--- WHAT YOU ARE ASKED TO DO ---
Identify all lines of the data containing the string "this" and copy them.

--- RECORDS TO USE ---
-----
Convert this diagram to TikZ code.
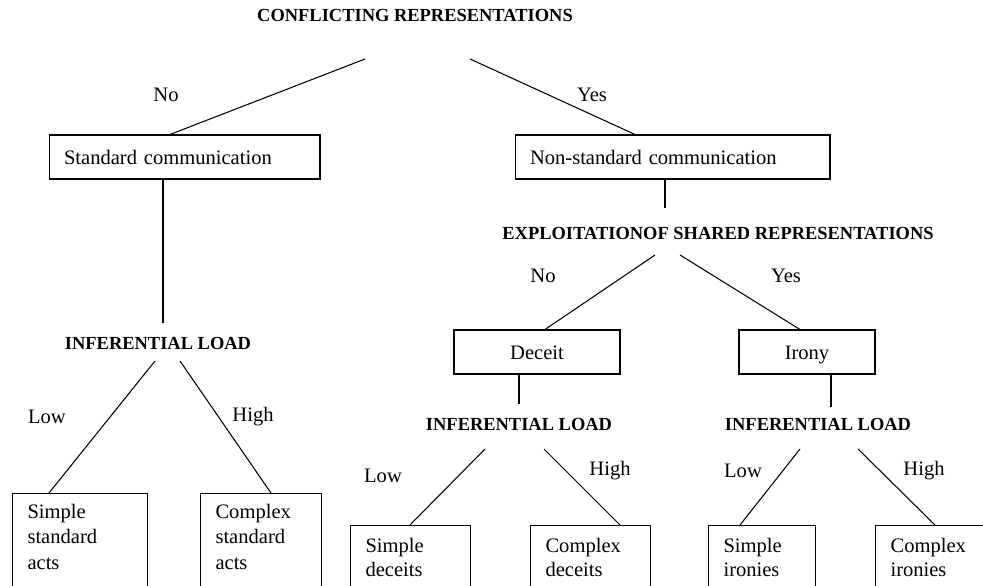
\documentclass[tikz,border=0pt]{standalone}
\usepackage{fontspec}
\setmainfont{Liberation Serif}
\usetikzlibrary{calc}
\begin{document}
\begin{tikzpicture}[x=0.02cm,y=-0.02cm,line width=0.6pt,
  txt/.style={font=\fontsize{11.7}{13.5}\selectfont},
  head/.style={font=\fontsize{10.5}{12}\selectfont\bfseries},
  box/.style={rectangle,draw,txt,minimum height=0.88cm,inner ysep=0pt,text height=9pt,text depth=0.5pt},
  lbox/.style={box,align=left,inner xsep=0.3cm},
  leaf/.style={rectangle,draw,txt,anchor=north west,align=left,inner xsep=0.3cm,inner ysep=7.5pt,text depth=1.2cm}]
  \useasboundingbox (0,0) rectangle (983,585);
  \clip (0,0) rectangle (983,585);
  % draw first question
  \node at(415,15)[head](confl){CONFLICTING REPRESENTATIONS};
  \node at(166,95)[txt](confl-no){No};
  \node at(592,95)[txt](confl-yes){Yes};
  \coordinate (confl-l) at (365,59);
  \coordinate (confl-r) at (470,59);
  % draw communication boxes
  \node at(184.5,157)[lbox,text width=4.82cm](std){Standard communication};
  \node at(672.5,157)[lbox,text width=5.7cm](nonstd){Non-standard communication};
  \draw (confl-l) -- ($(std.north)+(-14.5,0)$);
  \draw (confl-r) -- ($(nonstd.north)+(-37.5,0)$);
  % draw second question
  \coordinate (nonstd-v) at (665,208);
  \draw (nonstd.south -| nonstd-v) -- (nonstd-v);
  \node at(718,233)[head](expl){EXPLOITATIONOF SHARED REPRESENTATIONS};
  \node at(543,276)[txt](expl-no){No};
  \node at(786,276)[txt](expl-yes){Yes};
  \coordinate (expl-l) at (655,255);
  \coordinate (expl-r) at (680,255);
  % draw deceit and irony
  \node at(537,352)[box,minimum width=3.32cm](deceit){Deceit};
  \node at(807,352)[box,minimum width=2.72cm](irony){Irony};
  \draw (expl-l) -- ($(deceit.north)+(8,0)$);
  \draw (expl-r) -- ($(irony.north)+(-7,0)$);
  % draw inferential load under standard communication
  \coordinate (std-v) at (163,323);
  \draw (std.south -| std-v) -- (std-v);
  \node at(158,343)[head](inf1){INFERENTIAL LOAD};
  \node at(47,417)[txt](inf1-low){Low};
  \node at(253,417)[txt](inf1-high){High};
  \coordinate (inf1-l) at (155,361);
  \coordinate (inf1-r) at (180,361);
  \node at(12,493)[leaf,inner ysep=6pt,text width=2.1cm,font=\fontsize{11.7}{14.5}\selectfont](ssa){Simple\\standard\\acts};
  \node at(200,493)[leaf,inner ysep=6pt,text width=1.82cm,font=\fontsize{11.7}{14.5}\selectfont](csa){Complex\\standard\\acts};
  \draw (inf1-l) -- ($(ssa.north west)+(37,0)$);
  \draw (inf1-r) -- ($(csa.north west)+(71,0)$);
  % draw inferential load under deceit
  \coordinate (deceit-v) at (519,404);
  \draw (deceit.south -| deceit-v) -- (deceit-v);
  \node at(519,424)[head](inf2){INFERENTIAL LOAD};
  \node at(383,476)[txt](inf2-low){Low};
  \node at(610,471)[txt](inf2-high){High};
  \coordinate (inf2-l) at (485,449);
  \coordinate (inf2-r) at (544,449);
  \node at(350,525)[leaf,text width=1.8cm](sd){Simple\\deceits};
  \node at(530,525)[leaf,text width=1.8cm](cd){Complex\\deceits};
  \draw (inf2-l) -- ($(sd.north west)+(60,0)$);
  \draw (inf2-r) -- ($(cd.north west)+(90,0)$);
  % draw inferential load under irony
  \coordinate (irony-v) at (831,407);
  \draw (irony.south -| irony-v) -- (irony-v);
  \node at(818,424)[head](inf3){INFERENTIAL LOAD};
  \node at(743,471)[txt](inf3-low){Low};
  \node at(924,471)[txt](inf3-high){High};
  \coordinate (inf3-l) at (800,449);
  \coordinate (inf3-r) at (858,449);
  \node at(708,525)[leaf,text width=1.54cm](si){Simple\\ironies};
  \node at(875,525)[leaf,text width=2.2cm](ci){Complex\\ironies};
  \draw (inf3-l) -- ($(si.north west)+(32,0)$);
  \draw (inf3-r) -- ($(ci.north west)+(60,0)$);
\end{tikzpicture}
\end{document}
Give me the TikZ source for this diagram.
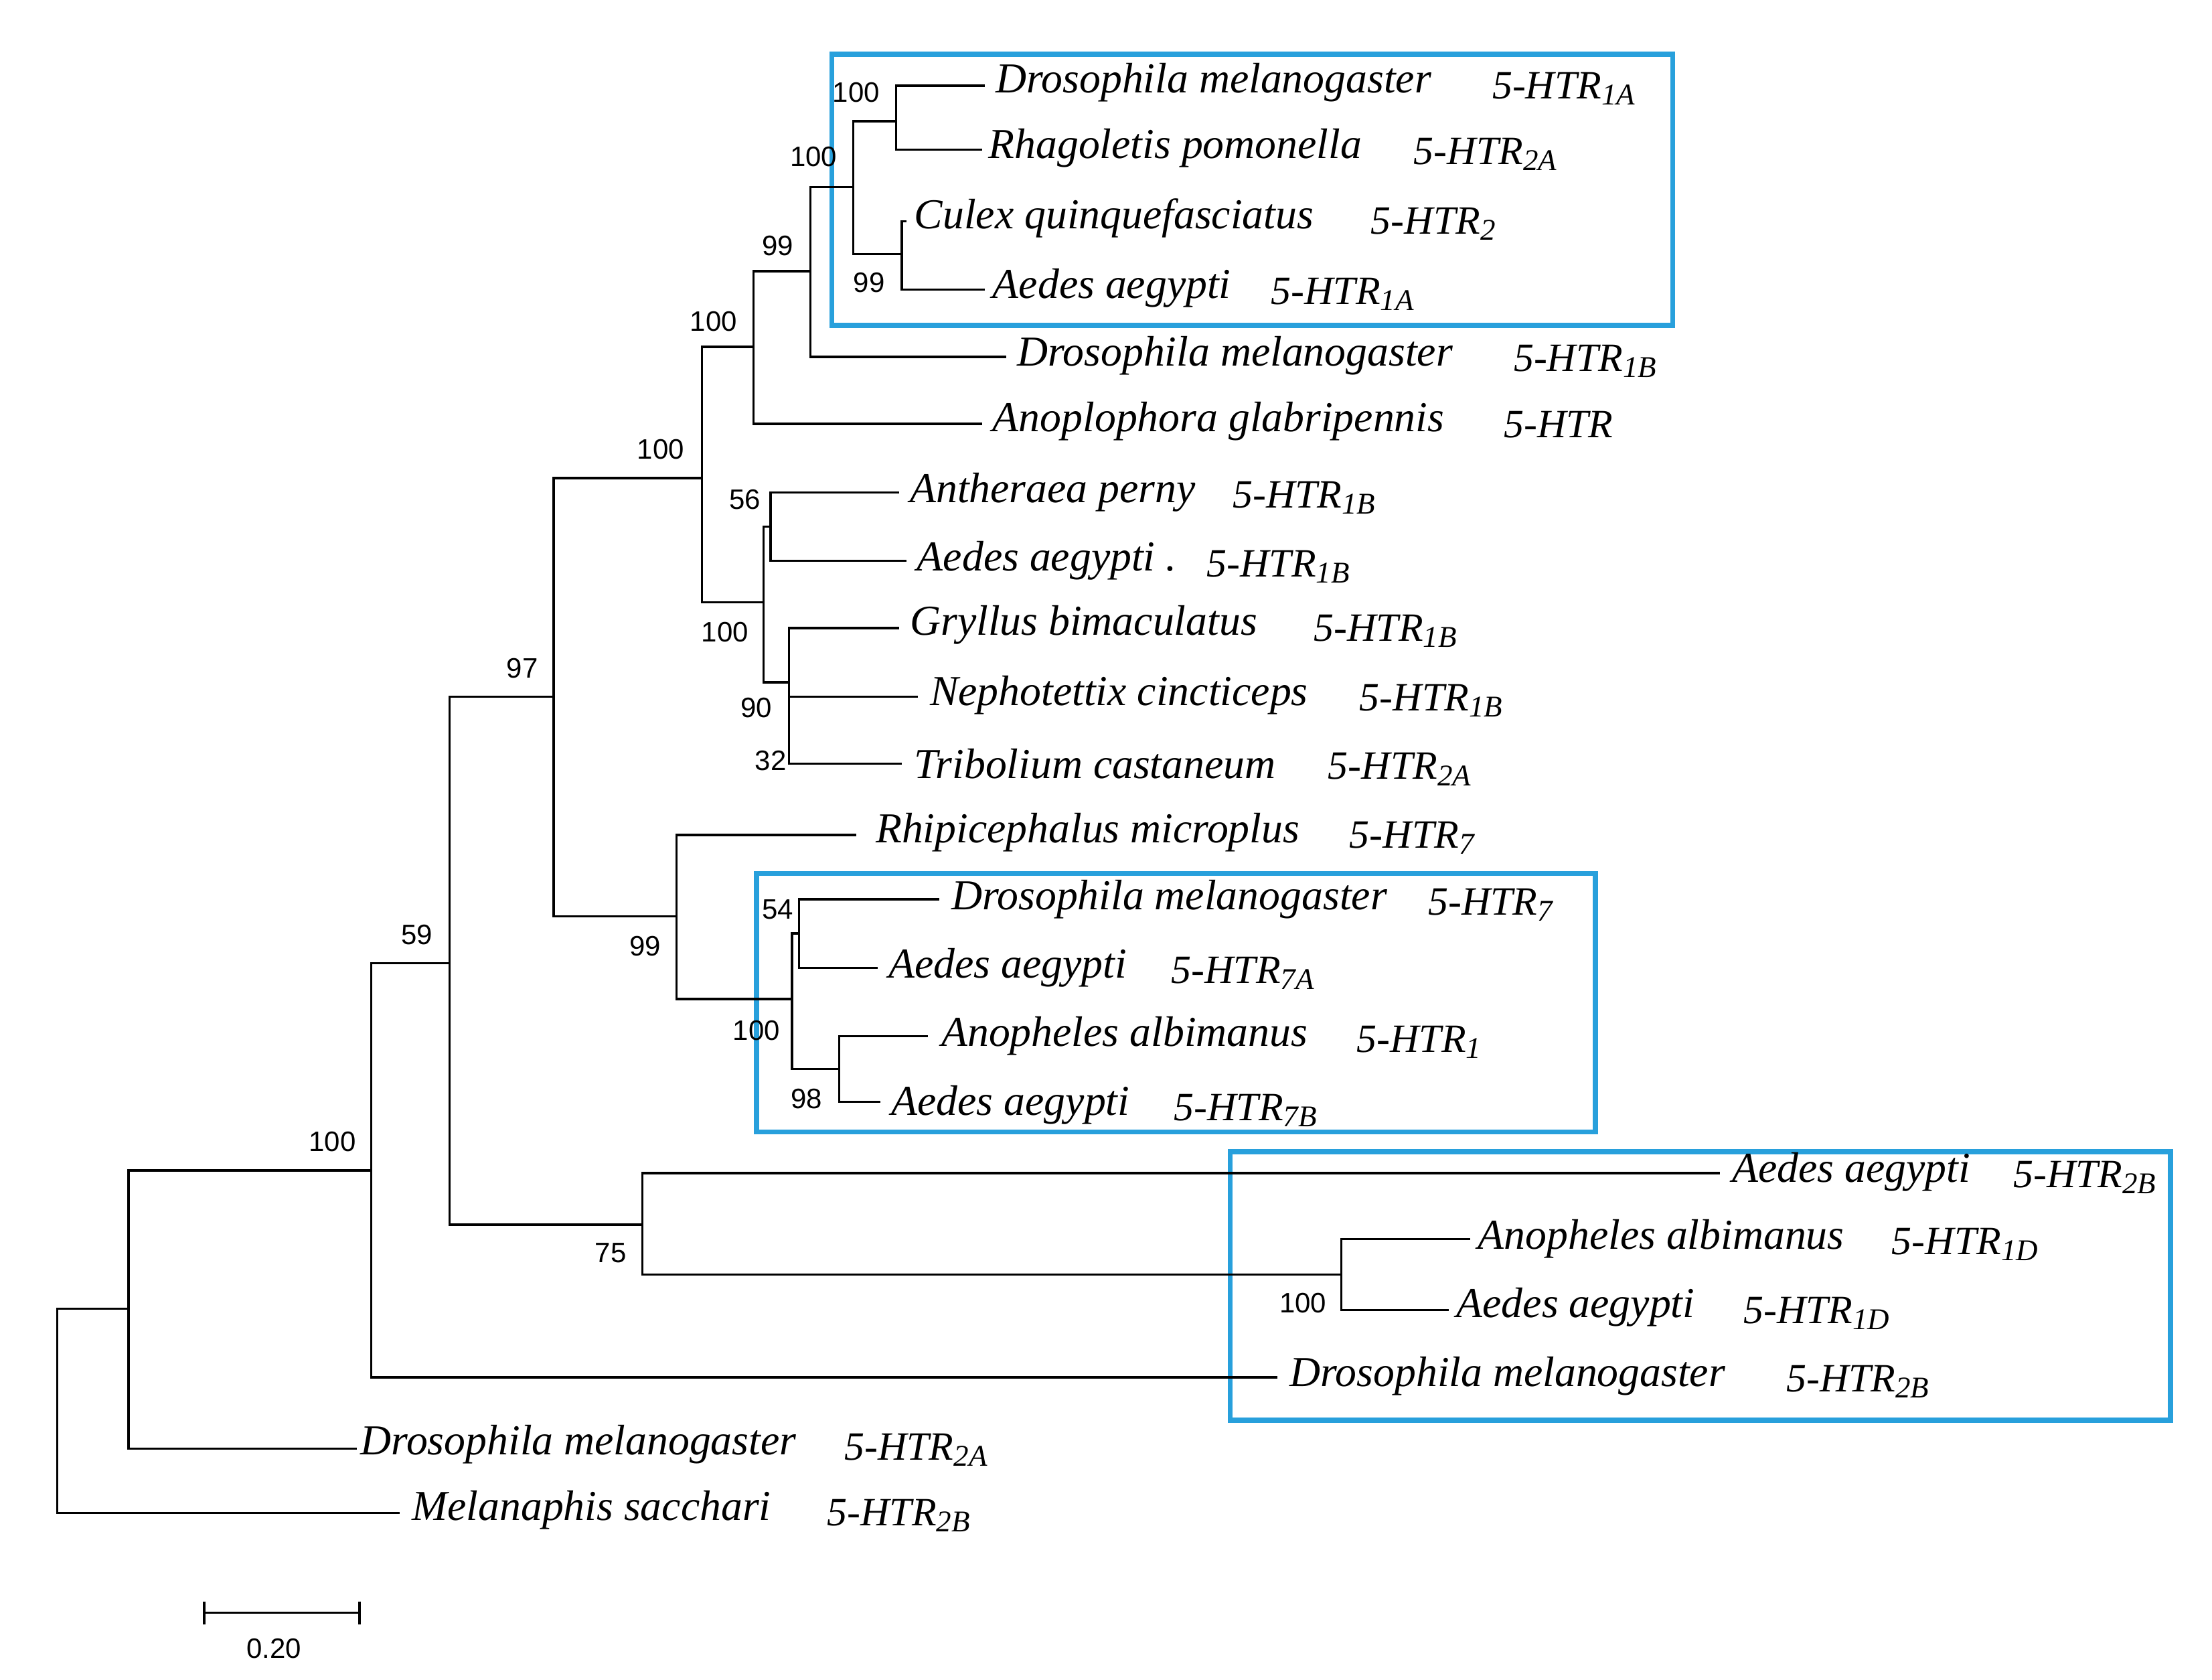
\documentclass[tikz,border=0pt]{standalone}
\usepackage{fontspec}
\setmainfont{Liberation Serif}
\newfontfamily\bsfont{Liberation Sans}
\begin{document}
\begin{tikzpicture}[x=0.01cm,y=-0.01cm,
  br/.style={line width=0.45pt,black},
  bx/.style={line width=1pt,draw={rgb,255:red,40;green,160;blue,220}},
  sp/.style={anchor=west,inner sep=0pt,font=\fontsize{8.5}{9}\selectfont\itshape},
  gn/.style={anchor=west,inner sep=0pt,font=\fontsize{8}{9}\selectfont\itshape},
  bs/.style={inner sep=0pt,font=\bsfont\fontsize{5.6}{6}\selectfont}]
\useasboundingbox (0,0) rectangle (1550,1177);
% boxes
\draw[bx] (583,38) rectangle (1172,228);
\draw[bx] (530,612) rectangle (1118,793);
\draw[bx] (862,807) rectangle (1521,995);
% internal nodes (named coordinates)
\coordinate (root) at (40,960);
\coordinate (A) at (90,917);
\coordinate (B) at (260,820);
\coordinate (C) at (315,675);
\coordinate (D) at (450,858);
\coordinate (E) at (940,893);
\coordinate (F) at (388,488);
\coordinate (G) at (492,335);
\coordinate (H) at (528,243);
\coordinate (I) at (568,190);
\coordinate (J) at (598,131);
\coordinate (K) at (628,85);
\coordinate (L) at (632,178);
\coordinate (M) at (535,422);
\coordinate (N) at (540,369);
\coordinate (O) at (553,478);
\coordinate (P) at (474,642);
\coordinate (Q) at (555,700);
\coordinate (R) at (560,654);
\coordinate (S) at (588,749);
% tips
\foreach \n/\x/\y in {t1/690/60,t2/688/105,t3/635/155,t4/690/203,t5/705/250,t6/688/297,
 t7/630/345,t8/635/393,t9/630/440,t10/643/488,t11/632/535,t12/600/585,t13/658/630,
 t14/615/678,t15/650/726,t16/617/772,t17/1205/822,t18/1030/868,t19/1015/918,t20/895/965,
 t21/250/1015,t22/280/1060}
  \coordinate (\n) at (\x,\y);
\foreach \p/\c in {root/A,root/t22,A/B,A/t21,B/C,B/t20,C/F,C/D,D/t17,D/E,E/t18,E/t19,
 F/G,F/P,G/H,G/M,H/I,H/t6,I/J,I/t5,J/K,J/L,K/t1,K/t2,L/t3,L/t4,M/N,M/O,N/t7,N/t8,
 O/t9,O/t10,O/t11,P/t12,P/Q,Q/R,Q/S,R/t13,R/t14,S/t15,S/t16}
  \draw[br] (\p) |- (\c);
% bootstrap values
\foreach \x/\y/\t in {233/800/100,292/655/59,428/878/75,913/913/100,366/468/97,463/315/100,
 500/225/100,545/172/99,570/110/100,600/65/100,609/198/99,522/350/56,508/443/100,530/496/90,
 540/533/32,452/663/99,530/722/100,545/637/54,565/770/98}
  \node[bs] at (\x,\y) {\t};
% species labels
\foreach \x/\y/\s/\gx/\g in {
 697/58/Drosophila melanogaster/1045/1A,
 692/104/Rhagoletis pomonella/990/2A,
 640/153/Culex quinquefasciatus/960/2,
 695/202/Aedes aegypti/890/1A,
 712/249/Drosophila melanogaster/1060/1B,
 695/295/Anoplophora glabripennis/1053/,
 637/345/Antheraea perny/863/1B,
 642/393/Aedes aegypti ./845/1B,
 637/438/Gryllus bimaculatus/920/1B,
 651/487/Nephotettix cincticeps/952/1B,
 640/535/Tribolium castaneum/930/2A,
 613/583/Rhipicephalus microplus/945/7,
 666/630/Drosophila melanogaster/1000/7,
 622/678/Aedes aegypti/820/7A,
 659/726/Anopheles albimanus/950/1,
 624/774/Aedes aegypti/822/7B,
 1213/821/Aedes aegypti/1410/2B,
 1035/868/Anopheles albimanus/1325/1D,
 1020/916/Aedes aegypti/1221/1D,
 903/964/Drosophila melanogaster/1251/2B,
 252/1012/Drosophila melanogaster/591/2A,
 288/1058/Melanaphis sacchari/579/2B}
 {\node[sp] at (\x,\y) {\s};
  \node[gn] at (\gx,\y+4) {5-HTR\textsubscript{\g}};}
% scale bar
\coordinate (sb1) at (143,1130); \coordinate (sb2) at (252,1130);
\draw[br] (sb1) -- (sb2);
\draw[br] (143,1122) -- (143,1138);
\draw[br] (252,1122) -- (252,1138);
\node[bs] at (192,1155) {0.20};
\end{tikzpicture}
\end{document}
-----
--- RIGHT ANSWER ---
Convert this diagram to TikZ code.
Give me the TikZ source for this diagram.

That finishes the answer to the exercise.